Exercise description
Leave the pictures out. Return all other data exactly.

Supplied information
—————

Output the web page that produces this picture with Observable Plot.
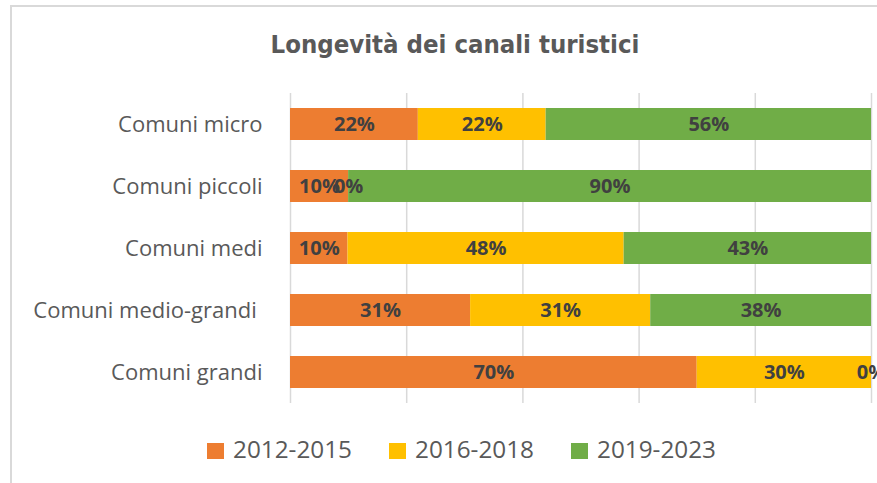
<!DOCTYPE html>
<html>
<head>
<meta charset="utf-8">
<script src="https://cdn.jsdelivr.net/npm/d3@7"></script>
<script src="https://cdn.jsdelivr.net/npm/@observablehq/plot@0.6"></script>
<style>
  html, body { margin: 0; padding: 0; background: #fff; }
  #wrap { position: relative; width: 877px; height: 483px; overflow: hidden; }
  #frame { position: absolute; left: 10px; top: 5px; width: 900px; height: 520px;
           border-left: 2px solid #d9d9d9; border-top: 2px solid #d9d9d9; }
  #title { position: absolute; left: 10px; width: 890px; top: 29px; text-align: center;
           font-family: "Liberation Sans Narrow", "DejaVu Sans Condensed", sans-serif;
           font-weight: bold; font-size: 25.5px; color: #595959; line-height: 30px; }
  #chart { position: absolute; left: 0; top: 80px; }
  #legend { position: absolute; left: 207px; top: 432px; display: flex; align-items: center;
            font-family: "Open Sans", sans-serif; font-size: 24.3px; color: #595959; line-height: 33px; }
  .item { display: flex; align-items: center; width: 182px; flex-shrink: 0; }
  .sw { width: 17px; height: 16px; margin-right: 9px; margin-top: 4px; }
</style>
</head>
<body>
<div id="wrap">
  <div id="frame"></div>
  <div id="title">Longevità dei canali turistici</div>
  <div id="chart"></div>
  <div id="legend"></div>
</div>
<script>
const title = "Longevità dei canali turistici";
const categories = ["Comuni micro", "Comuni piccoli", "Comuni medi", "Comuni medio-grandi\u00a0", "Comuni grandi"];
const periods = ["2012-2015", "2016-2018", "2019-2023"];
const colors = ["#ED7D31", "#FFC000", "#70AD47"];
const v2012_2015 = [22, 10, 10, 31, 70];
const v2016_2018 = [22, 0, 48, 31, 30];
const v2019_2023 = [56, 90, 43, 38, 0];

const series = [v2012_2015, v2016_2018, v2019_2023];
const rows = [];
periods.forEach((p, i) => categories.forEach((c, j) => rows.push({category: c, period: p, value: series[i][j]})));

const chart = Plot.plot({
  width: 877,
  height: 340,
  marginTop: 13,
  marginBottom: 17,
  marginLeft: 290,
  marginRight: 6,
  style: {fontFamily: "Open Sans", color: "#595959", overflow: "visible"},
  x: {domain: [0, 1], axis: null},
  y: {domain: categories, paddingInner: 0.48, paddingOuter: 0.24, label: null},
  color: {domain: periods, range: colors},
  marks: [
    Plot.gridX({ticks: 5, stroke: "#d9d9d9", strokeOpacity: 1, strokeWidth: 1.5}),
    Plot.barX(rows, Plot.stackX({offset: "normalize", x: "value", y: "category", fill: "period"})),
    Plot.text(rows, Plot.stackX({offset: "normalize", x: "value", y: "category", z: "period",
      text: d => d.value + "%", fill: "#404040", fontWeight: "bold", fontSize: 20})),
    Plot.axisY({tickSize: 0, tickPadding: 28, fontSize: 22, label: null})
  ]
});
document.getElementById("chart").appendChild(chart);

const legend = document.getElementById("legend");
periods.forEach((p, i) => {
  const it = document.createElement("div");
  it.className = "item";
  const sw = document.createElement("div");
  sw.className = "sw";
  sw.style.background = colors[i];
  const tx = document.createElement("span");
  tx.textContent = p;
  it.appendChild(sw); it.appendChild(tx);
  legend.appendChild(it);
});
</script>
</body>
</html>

—————

In response
Output the web page that produces this picture with Observable Plot.
<!DOCTYPE html>
<html>
<head>
<meta charset="utf-8">
<script src="https://cdn.jsdelivr.net/npm/d3@7"></script>
<script src="https://cdn.jsdelivr.net/npm/@observablehq/plot@0.6"></script>
<style>
  html, body { margin: 0; padding: 0; background: #fff; }
  #wrap { position: relative; width: 877px; height: 483px; overflow: hidden; }
  #frame { position: absolute; left: 10px; top: 5px; width: 900px; height: 520px;
           border-left: 2px solid #d9d9d9; border-top: 2px solid #d9d9d9; }
  #title { position: absolute; left: 10px; width: 890px; top: 29px; text-align: center;
           font-family: "Liberation Sans Narrow", "DejaVu Sans Condensed", sans-serif;
           font-weight: bold; font-size: 25.5px; color: #595959; line-height: 30px; }
  #chart { position: absolute; left: 0; top: 80px; }
  #legend { position: absolute; left: 207px; top: 432px; display: flex; align-items: center;
            font-family: "Open Sans", sans-serif; font-size: 24.3px; color: #595959; line-height: 33px; }
  .item { display: flex; align-items: center; width: 182px; flex-shrink: 0; }
  .sw { width: 17px; height: 16px; margin-right: 9px; margin-top: 4px; }
</style>
</head>
<body>
<div id="wrap">
  <div id="frame"></div>
  <div id="title">Longevità dei canali turistici</div>
  <div id="chart"></div>
  <div id="legend"></div>
</div>
<script>
const title = "Longevità dei canali turistici";
const categories = ["Comuni micro", "Comuni piccoli", "Comuni medi", "Comuni medio-grandi\u00a0", "Comuni grandi"];
const periods = ["2012-2015", "2016-2018", "2019-2023"];
const colors = ["#ED7D31", "#FFC000", "#70AD47"];
const v2012_2015 = [22, 10, 10, 31, 70];
const v2016_2018 = [22, 0, 48, 31, 30];
const v2019_2023 = [56, 90, 43, 38, 0];

const series = [v2012_2015, v2016_2018, v2019_2023];
const rows = [];
periods.forEach((p, i) => categories.forEach((c, j) => rows.push({category: c, period: p, value: series[i][j]})));

const chart = Plot.plot({
  width: 877,
  height: 340,
  marginTop: 13,
  marginBottom: 17,
  marginLeft: 290,
  marginRight: 6,
  style: {fontFamily: "Open Sans", color: "#595959", overflow: "visible"},
  x: {domain: [0, 1], axis: null},
  y: {domain: categories, paddingInner: 0.48, paddingOuter: 0.24, label: null},
  color: {domain: periods, range: colors},
  marks: [
    Plot.gridX({ticks: 5, stroke: "#d9d9d9", strokeOpacity: 1, strokeWidth: 1.5}),
    Plot.barX(rows, Plot.stackX({offset: "normalize", x: "value", y: "category", fill: "period"})),
    Plot.text(rows, Plot.stackX({offset: "normalize", x: "value", y: "category", z: "period",
      text: d => d.value + "%", fill: "#404040", fontWeight: "bold", fontSize: 20})),
    Plot.axisY({tickSize: 0, tickPadding: 28, fontSize: 22, label: null})
  ]
});
document.getElementById("chart").appendChild(chart);

const legend = document.getElementById("legend");
periods.forEach((p, i) => {
  const it = document.createElement("div");
  it.className = "item";
  const sw = document.createElement("div");
  sw.className = "sw";
  sw.style.background = colors[i];
  const tx = document.createElement("span");
  tx.textContent = p;
  it.appendChild(sw); it.appendChild(tx);
  legend.appendChild(it);
});
</script>
</body>
</html>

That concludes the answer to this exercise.